Last week, I posted one of the first actual initial impressions review of Sony’s highly anticipated new WF-SP700N wireless sports earbuds. Now that I’ve used them for a week, I can post my full review. They definitely pass the test, but have some annoying faults.
The WF-SP700N earbuds look like miniature nuggets. You may hold them and ask how they could possibly be comfortable in your ears. However, once you put them in, your fears subside. Now, the case that they come in is a different story. It is very thick and feels like an egg that has been flattened a little bit. Don’t get me wrong; the charging case can easily fit into your pocket. However, it creates somewhat of a bulge.
Of course, this is the most important aspect of any wireless earbuds. In terms of sound, the WF-SP700N buds offer the most rich sound of any earbuds that I have tested. Sony does offer many equalizer modes, but it’s best to leave this mode off for the most natural sound. And Sony’s default sound is heavy on bass (but not overwhelmingly so), a little heavy on treble, and the medium ranges are slightly recessed.
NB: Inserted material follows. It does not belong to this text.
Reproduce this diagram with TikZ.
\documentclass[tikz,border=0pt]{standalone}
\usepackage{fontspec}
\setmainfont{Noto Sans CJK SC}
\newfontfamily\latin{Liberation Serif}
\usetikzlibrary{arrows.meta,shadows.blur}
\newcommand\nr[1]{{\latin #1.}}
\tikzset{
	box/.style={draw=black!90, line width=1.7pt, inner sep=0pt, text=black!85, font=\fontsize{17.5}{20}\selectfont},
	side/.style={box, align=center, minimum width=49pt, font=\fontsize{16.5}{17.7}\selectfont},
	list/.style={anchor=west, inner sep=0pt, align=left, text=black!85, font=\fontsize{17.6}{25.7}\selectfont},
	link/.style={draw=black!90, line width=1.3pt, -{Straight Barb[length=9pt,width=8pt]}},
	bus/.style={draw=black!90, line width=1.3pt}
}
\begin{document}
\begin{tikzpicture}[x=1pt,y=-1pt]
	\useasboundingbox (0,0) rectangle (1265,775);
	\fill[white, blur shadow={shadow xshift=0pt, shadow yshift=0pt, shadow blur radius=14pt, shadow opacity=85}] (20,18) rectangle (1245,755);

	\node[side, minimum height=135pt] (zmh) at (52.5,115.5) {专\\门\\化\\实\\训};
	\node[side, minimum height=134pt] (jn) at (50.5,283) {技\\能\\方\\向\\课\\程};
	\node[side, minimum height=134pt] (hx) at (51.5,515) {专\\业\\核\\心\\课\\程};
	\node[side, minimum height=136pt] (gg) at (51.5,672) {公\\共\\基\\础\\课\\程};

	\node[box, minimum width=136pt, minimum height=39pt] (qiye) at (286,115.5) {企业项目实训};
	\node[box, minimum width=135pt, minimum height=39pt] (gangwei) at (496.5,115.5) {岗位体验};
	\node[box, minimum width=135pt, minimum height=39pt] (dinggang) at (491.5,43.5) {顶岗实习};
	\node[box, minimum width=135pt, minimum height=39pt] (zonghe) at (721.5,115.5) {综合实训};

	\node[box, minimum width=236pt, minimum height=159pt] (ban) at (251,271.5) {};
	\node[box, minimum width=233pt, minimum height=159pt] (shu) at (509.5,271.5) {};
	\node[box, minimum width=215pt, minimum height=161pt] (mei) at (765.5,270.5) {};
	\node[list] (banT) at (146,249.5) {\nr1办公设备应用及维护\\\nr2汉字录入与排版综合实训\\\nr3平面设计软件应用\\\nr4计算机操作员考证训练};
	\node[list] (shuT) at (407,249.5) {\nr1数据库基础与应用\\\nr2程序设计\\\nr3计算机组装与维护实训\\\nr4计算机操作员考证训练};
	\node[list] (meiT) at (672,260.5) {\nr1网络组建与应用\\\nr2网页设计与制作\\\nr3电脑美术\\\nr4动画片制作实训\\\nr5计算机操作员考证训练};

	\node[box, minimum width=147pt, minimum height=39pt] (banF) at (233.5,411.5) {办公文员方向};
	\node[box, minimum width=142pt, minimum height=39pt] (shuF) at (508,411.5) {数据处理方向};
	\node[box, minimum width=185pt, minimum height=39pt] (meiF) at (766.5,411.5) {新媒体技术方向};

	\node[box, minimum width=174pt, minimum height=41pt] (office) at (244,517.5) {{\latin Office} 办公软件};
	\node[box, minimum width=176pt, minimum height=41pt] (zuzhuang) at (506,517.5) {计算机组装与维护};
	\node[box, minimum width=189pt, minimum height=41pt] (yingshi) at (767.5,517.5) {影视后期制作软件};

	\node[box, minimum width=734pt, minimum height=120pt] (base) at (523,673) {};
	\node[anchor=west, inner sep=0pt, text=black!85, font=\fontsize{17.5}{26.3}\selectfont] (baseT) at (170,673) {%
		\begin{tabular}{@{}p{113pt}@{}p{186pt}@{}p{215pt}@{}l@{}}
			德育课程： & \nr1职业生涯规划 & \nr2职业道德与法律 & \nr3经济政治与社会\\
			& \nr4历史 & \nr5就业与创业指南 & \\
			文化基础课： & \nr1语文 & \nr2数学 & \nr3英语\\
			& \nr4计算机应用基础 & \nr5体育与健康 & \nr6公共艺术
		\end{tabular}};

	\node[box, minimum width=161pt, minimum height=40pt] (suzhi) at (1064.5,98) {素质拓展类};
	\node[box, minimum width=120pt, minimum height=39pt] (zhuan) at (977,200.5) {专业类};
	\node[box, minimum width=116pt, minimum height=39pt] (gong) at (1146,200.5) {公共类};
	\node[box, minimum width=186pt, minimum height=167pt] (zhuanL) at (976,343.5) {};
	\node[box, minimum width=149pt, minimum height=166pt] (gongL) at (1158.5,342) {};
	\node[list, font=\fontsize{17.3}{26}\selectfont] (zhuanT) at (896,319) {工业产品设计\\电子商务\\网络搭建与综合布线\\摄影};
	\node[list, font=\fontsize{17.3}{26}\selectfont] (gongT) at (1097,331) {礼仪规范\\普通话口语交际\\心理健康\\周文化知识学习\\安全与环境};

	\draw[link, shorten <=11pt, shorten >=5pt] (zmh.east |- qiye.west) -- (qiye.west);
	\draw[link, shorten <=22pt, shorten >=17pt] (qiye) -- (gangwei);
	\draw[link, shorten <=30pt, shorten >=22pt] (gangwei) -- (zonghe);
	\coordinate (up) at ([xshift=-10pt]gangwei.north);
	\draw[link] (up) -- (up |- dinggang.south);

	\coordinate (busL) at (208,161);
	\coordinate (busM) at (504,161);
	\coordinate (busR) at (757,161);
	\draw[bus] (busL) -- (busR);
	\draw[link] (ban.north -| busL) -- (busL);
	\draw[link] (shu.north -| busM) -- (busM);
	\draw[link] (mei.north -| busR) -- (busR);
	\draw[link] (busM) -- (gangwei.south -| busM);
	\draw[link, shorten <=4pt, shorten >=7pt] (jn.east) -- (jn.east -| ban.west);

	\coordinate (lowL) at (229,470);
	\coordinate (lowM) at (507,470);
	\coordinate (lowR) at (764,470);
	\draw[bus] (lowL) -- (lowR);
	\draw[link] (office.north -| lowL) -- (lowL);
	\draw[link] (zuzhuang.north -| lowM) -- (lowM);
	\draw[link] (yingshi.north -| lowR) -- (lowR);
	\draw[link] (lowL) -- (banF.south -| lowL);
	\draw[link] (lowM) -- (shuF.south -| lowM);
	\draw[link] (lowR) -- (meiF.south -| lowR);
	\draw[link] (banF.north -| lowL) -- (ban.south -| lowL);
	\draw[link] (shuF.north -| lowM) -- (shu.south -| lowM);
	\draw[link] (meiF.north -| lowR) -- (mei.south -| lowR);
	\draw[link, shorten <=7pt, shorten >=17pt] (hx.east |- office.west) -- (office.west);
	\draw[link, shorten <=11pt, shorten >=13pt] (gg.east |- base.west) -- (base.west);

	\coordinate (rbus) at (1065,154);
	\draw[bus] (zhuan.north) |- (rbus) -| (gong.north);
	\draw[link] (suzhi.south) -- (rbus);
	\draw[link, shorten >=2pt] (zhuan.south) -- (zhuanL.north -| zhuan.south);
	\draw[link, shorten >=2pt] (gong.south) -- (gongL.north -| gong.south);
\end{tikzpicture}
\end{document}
You won’t get the same sound you do on Sony’s W1-1000X neckband wireless headphones, but it comes pretty close. It’s a technical wonder how Sony can fit in the sound they do on such small ear nuggets.
It’s also a technical wonder how Sony can fit in any kind of noise cancellation. If you are used to Sony’s other headphones, you may not like the level of noise cancellation the WF-SP700N buds offer. However, it is more than decent. You won’t be buying these buds specifically for noise cancellation, but it is good to have.
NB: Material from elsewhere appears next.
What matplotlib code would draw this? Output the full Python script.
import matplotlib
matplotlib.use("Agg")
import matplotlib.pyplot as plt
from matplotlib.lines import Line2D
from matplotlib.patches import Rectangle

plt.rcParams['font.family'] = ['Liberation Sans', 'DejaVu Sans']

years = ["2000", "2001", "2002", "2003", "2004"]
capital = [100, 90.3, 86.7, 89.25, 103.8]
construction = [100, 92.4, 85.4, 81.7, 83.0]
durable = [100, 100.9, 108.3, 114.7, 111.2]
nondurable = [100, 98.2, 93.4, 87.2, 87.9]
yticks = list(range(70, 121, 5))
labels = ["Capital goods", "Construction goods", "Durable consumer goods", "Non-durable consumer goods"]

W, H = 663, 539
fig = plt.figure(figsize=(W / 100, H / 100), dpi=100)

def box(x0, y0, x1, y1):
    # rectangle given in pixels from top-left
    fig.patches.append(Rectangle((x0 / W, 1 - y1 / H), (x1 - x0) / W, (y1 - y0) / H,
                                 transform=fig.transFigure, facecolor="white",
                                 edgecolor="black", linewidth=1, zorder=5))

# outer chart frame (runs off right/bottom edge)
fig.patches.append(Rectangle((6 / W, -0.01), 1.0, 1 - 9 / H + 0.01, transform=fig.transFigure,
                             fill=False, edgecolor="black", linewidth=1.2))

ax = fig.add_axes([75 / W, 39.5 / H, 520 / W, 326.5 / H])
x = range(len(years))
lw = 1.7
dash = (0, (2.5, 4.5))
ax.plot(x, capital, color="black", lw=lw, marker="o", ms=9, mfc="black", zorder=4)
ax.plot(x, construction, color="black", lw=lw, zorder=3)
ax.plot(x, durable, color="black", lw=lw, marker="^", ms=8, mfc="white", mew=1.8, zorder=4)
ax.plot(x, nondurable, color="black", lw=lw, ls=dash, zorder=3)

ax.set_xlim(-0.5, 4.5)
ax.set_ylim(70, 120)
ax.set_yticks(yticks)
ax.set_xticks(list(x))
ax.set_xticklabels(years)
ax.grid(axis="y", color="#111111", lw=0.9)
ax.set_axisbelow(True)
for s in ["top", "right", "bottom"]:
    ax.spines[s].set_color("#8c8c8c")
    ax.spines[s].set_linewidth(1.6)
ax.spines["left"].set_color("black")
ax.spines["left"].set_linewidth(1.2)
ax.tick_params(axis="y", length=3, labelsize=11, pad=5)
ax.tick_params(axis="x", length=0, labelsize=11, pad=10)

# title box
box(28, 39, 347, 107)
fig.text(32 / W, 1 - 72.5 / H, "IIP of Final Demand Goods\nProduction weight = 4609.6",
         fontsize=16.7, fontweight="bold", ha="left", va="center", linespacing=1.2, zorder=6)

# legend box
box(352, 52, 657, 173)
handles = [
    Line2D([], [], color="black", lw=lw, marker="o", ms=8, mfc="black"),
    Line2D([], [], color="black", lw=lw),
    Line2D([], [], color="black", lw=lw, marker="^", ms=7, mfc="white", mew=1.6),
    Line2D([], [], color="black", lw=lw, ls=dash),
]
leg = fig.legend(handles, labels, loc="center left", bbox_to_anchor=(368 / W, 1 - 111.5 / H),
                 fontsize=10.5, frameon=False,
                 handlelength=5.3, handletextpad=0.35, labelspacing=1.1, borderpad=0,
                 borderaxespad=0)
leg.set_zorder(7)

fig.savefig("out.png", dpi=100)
Like their other headphones, Sony’s buds have an Ambient mode so you can listen to your music while the background noise around you increases. This is especially useful if you are running outside or even driving. Using this mode on the WF-SP700N definitely makes for a safe driving experience.
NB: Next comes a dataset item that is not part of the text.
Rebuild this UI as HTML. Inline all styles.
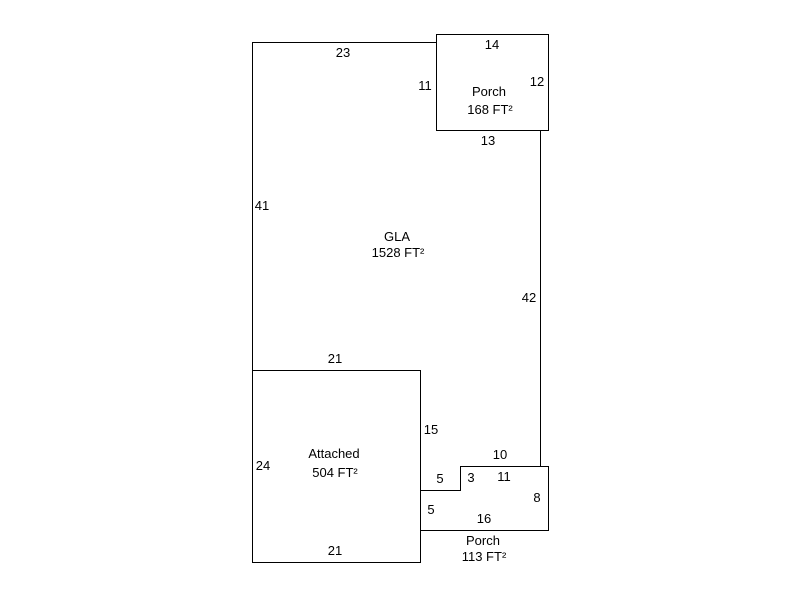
<!DOCTYPE html>
<html><head><style>html,body{margin:0;padding:0;background:#fff}</style></head><body>
<svg width="800" height="600" xmlns="http://www.w3.org/2000/svg" style="display:block">
<g fill="none" stroke="#000" stroke-width="1">
<polyline points="436.5,42.5 252.5,42.5 252.5,562.5 420.5,562.5 420.5,370.5 252.5,370.5"/>
<rect x="436.5" y="34.5" width="112" height="96"/>
<line x1="540.5" y1="130" x2="540.5" y2="466"/>
<polyline points="420.5,490.5 460.5,490.5 460.5,466.5 548.5,466.5 548.5,530.5 420.5,530.5"/>
</g>
<g font-family="Liberation Sans, Arial, sans-serif" font-size="13" fill="#000" text-anchor="middle">
<text x="343" y="57">23</text>
<text x="492" y="49">14</text>
<text x="425" y="90">11</text>
<text x="537" y="86">12</text>
<text x="489" y="96">Porch</text>
<text x="490" y="114">168 FT²</text>
<text x="488" y="145">13</text>
<text x="262" y="210">41</text>
<text x="397" y="241">GLA</text>
<text x="398" y="257">1528 FT²</text>
<text x="529" y="302">42</text>
<text x="335" y="363">21</text>
<text x="431" y="434">15</text>
<text x="334" y="458">Attached</text>
<text x="335" y="477">504 FT²</text>
<text x="263" y="470">24</text>
<text x="500" y="459">10</text>
<text x="440" y="483">5</text>
<text x="471" y="482">3</text>
<text x="504" y="481">11</text>
<text x="537" y="502">8</text>
<text x="431" y="514">5</text>
<text x="484" y="523">16</text>
<text x="483" y="545">Porch</text>
<text x="484" y="561">113 FT²</text>
<text x="335" y="555">21</text>
</g>
</svg>
</body></html>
The worst thing about last year’s WF-1000X buds is that they were absolutely unusable for making audio calls. The updated buds are capable, but still leave room for improvement.
One problem is that only the left bud works for phone calls. Still, if you are in a somewhat quiet room, others can hear you. If you are walking outside without too much traffic, others can still hear you. But once you are in your car or in a windy environment, your voice will become muffled and teeter in and out.
This is another big issue with the WF-SP700N buds. While the case provides up to three charges, it’s still frustrating to hear “Recharge your headset” when you least expect it. Sony says their new buds can last three hours on a single charge, but I have yet to achieve that. (The most I’ve achieved is two hours and fifty minutes).
And putting the buds back in with their fins leads to a frustrating experience. In order to maintain my sanity, I’ve had to take the fins off when charging — something you shouldn’t have to do.
Sony hasn’t made the ideal wireless earbuds yet, but boy they keep on trying. However, the latest buds are worth the $179 price tag. Despite their faults, the WF-SP700 earbuds offer the best sound (when compared to other earbuds), decent noise cancellation, and fit comfortably in your ears. Chances are that Sony will finally make the perfect earbuds on their next try.